I don’t think it is a wrong thing to hope for and pray for a pure wife. That is obviously a desire of your heart and there are still women out there holding out strong like you are. It is a noble thing and a great thing of value to stay pure.
Read Psalm 37 – In part it says:
Fret not yourself because of evildoers;
be not envious of wrongdoers!
2 For they will soon fade like the grass
and wither like the green herb.
3 Trust in the Lord, and do good;
dwell in the land and befriend faithfulness.[b]
4 Delight yourself in the Lord,
and he will give you the desires of your heart.
5 Commit your way to the Lord;
trust in him, and he will act.
6 He will bring forth your righteousness as the light,
and your justice as the noonday.
7 Be still before the Lord and wait patiently for him;
fret not yourself over the one who prospers in his way,
over the man who carries out evil devices!
As the Psalm says, “he will give you the desires of your heart,” but what does it says beforehand? “Delight in the Lord.” Our joy in Him comes first. I also read this as Him giving us the right desires, the longing for truth and living according to His ways, once we submit ourselves to Him, because He is delightful.
We must also remember that our righteousness is from the Lord. We are made right by our faith in Christ. Still, he has given us a will and an ability to choose and make decisions. There are consequences to those decisions and there are rewards for steadfastness.

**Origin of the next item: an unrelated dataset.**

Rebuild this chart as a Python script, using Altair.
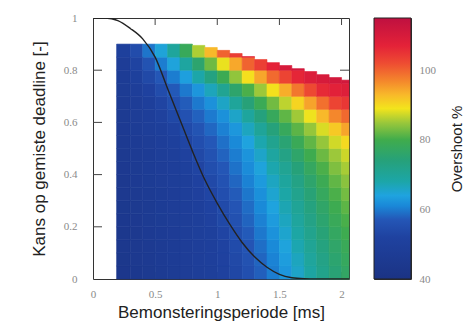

Our motives though are the key, are we being good to serve ourselves or the Lord?
Ultimately Kharis’ post is meant to shine some hope for those who are Christians but who have stumbled and sinned, past or present, and in the heart of the gospel, to say: “Therefore, if anyone is in Christ, the new creation has come: The old has gone, the new is here!” 2 Cor. 5:17
Christ comes to make us new, to take our death and give us life. All of us have fallen short of His glory, but great is His grace. Now, because of His goodness and grace we are encouraged and desire to stay the course! If you mess up, repent, and ask for the grace to carry on. Push delete and forget about your past and your pride. Because that’s what He does. He redeems.